No original work by Pasternak appeared between the Zhdanov decree and Stalin’s death in 1953, but he was at work on his novel Doctor Zhivago. In 1956, when Nikita Khrushchev began his de-Stalinization drive, Pasternak presented his completed manuscript to the journal Novy mir, which refused to publish it unless it were radically cut and revised. As a result, it was first published in Italian in 1957 and in English in 1958. The novel became a psychological symbol of the Cold War between the Soviet Union and the West, where its reception resulted in the Nobel Prize in Literature in 1958. Pasternak felt compelled to refuse the honor, hoping to diffuse the tense situation in which he found himself in his own country, but he was expelled from the Union of Soviet Writers in 1958 and continued to suffer attacks from the Soviet press for the rest of his life. Although he continued his creative work, except for his translations and individual poems in journals and anthologies, none of his works appeared in Russia until after his death.

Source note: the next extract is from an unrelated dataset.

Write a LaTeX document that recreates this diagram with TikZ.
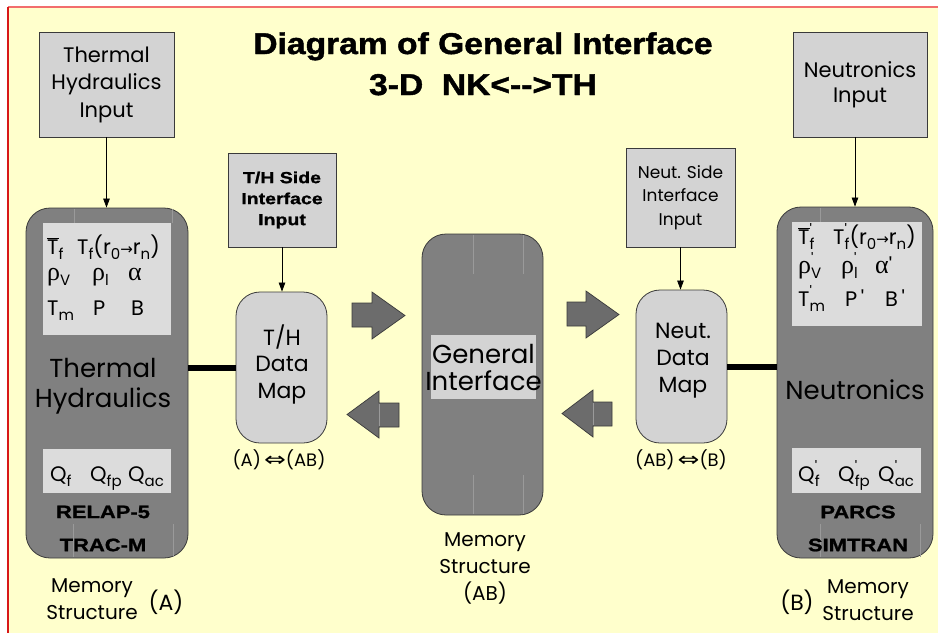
\documentclass[tikz,border=0pt]{standalone}
\usepackage{fontspec}
\usepackage{graphicx}
\setmainfont{Poppins}
\newfontfamily\hdB[FakeStretch=1.22,FakeBold=1.2]{Liberation Sans}
\newfontfamily\hdT[FakeStretch=1.12,FakeBold=1.4]{Liberation Sans}
\newfontfamily\gk{Liberation Serif}
\newfontfamily\symf{DejaVu Sans}
\usetikzlibrary{arrows.meta}
\definecolor{bgc}{HTML}{FFFFCC}
\definecolor{topc}{HTML}{F26D6D}
\definecolor{leftc}{HTML}{D81818}
\definecolor{lite}{HTML}{D3D3D3}
\definecolor{panelc}{HTML}{DCDCDC}
\definecolor{bigc}{HTML}{808080}
\definecolor{blockc}{HTML}{6C6C6C}
\definecolor{edgec}{HTML}{3A3A3A}
\definecolor{seamc}{HTML}{9A9A9A}
\newcommand\dn[1]{\raisebox{-0.28em}[0.5em][0.1em]{\fontsize{15}{15}\selectfont #1}}
\newcommand\pdn[1]{\rlap{\raisebox{0.4em}[0.6em][0pt]{\fontsize{15}{15}\selectfont\textquotesingle}}\dn{#1}}
\newcommand\tb{$\overline{\mbox{T}}$}
\newcommand\arr{{\symf\fontsize{15}{15}\selectfont →}}
\newcommand\rh{{\gk\fontsize{26}{26}\selectfont ρ}}
\newcommand\al{{\gk\fontsize{26}{26}\selectfont α}}
\newcommand\dbl{{\symf\scalebox{1.45}[1.1]{⇔}}}
\tikzset{
 inbox/.style={draw=edgec, fill=lite, line width=0.8pt, inner sep=0pt, align=center},
 bigbox/.style={draw=edgec, fill=bigc, line width=0.8pt, rounded corners=24pt, inner sep=0pt},
 mapbox/.style={draw=edgec, fill=lite, line width=0.8pt, rounded corners=24pt, inner sep=0pt},
 pane/.style={fill=panelc},
 txt/.style={inner sep=0pt, align=center, text=black},
 item/.style={inner sep=0pt, anchor=base west, font=\fontsize{21}{21}\selectfont},
 boldlab/.style={inner sep=0pt, font=\hdB\bfseries\fontsize{18}{18}\selectfont},
 feed/.style={draw=black, line width=0.7pt, -{Triangle[length=9pt,width=6.5pt]}},
 link/.style={draw=black, line width=6pt},
 blockarrow/.style={fill=blockc, draw=edgec, line width=0.7pt},
 seam/.style={draw=seamc, line width=0.6pt},
}
\begin{document}
\begin{tikzpicture}[x=1pt,y=-1pt]
\useasboundingbox (0,0) rectangle (938,633);
\fill[bgc] (8,7) rectangle (938,633);
\draw[draw=topc, line width=1.2pt] (8,7) -- (938,7);
\draw[draw=leftc, line width=1.2pt] (8,7) -- (8,633);

% title
\node[txt, anchor=base, font=\hdT\bfseries\fontsize{30}{30}\selectfont] (title1) at (483,54) {Diagram of General Interface};
\node[txt, anchor=base, font=\hdT\bfseries\fontsize{30}{30}\selectfont] (title2) at (483,95) {3-D\ \ NK<-{}-{}>TH};

% input boxes
\node[inbox, minimum width=135, minimum height=105, font=\fontsize{21}{27.5}\selectfont] (thin) at (106.5,84.5) {Thermal\\Hydraulics\\Input};
\node[inbox, minimum width=134, minimum height=105, font=\fontsize{21}{25}\selectfont] (nin) at (860,84.5) {Neutronics\\Input};
\node[inbox, minimum width=108, minimum height=94, font=\hdB\bfseries\fontsize{16}{21}\selectfont] (thside) at (282,200) {T/H Side\\Interface\\Input};
\node[inbox, minimum width=109, minimum height=99, font=\fontsize{17}{23.5}\selectfont] (nside) at (680.5,197.5) {Neut. Side\\Interface\\Input};

% big boxes
\node[bigbox, minimum width=162, minimum height=350] (th) at (107,383) {};
\node[bigbox, minimum width=156, minimum height=351] (nb) at (855,382.5) {};
\node[bigbox, minimum width=121, minimum height=281] (gi) at (482.5,374.5) {};

% seams
\draw[seam] (74,209) -- (74,223) (172,209) -- (172,223) (73,524) -- (73,557) (173,524) -- (173,557);
\draw[seam] (473,235) -- (473,274) (523,235) -- (523,274) (473,475) -- (473,514) (523,475) -- (523,514);
\draw[seam] (820,208) -- (820,222) (820,524) -- (820,557) (920,524) -- (920,557);

% panels
\fill[pane] (43,223) rectangle (171,335);
\fill[pane] (43,449) rectangle (171,493);
\fill[pane] (792,222) rectangle (922,326);
\fill[pane] (792,448) rectangle (921,493);
\fill[lite] (431,335) rectangle (536,399);

% data maps
\node[mapbox, minimum width=91, minimum height=151] (tmap) at (281.5,367.5) {};
\node[mapbox, minimum width=91, minimum height=153] (nmap) at (681.5,366.5) {};
\node[txt, font=\fontsize{22}{26.5}\selectfont] (tmaptxt) at (282,364) {T/H\\Data\\Map};
\node[txt, font=\fontsize{22}{27}\selectfont] (nmaptxt) at (683,361) {Neut.\\Data\\Map};

% connectors
\draw[feed] (thin.south) -- (thin.south |- th.north);
\draw[feed] (nb.north |- nin.south) -- (nb.north);
\draw[feed] (thside.south) -- (thside.south |- tmap.north);
\draw[feed] (nside.south) -- (nside.south |- nmap.north);
\draw[link] (th.east |- tmap.west) -- (tmap.west);
\draw[link] (nmap.east) -- (nmap.east -| nb.west);

% block arrows
\filldraw[blockarrow] (352,303) -- (372,303) -- (372,292) -- (405,315.5) -- (372,339) -- (372,327) -- (352,327) -- cycle;
\filldraw[blockarrow] (399,403) -- (379,403) -- (379,391) -- (347,414.5) -- (379,438) -- (379,427) -- (399,427) -- cycle;
\filldraw[blockarrow] (567,302) -- (586,302) -- (586,291) -- (619,314.5) -- (586,338) -- (586,326) -- (567,326) -- cycle;
\filldraw[blockarrow] (612,402) -- (593,402) -- (593,390) -- (562,413.5) -- (593,437) -- (593,426) -- (612,426) -- cycle;
\draw[seam] (379,404) -- (379,426) (593,403) -- (593,425);

% big box texts
\node[txt, font=\fontsize{26}{30}\selectfont] (thname) at (103,386) {Thermal\\Hydraulics};
\node[txt, font=\fontsize{26}{30}\selectfont] (nname) at (855,390) {Neutronics};
\node[txt, font=\fontsize{26}{27}\selectfont] (giname) at (483.5,367) {General\\Interface};
\node[boldlab] (relap) at (103,512) {RELAP-5};
\node[boldlab] (trac) at (103,545) {TRAC-M};
\node[boldlab] (parcs) at (858,512) {PARCS};
\node[boldlab] (simtran) at (858,545) {SIMTRAN};

% left panel items
\node[item] (l11) at (47,254) {\tb\dn{f}};
\node[item] (l12) at (77,254) {T\dn{f}(r\dn{0}\arr r\dn{n})};
\node[item] (l21) at (47,280) {\rh\dn{V}};
\node[item] (l22) at (92,280) {\rh\dn{l}};
\node[item] (l23) at (128,280) {\al};
\node[item] (l31) at (47,315) {T\dn{m}};
\node[item] (l32) at (93,315) {P};
\node[item] (l33) at (131,315) {B};
\node[item] (l41) at (50,481) {Q\dn{f}};
\node[item] (l42) at (90,481) {Q\dn{fp}};
\node[item] (l43) at (128,481) {Q\dn{ac}};

% right panel items
\node[item] (r11) at (798,244) {\tb\pdn{f}};
\node[item] (r12) at (833,244) {T\pdn{f}(r\dn{0}\arr r\dn{n})};
\node[item] (r21) at (798,273) {\rh\pdn{V}};
\node[item] (r22) at (841,273) {\rh\pdn{l}};
\node[item] (r23) at (875,273) {\al\textquotesingle};
\node[item] (r31) at (798,306) {T\pdn{m}};
\node[item] (r32) at (845,306) {P\,\textquotesingle};
\node[item] (r33) at (885,306) {B\,\textquotesingle};
\node[item] (r41) at (798,481) {Q\pdn{f}};
\node[item] (r42) at (838,481) {Q\pdn{fp}};
\node[item] (r43) at (878,481) {Q\pdn{ac}};

% mapping labels
\node[txt, font=\fontsize{18}{18}\selectfont] (mapA) at (279,460) {(A)\,\dbl(AB)};
\node[txt, font=\fontsize{18}{18}\selectfont] (mapB) at (681,460) {(AB)\,\dbl(B)};

% memory structure labels
\node[txt, font=\fontsize{20}{27}\selectfont] (memA) at (92,599) {Memory\\Structure};
\node[txt, font=\fontsize{22}{22}\selectfont] (memAl) at (166,602) {(A)};
\node[txt, font=\fontsize{20}{27}\selectfont] (memAB) at (485,568) {Memory\\Structure\\(AB)};
\node[txt, font=\fontsize{22}{22}\selectfont] (memBl) at (797,602) {(B)};
\node[txt, font=\fontsize{20}{27}\selectfont] (memB) at (868,600) {Memory\\Structure};
\end{tikzpicture}
\end{document}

He died quietly at his home in Peredelkino on May 30, 1960, from heart disease and cancer. Many artists, writers, and admirers defied the authorities and formed the funeral procession. Before the year was over, Olga Ivinskaya and her daughter had been deported to Siberia. Five years later Pasternak’s poetry was published in the Soviet Union with an appreciative, insightful introduction. The Soviets waited, however, until the glasnost movement of Mikhail Gorbachev before an official edition of Doctor Zhivago appeared in their country.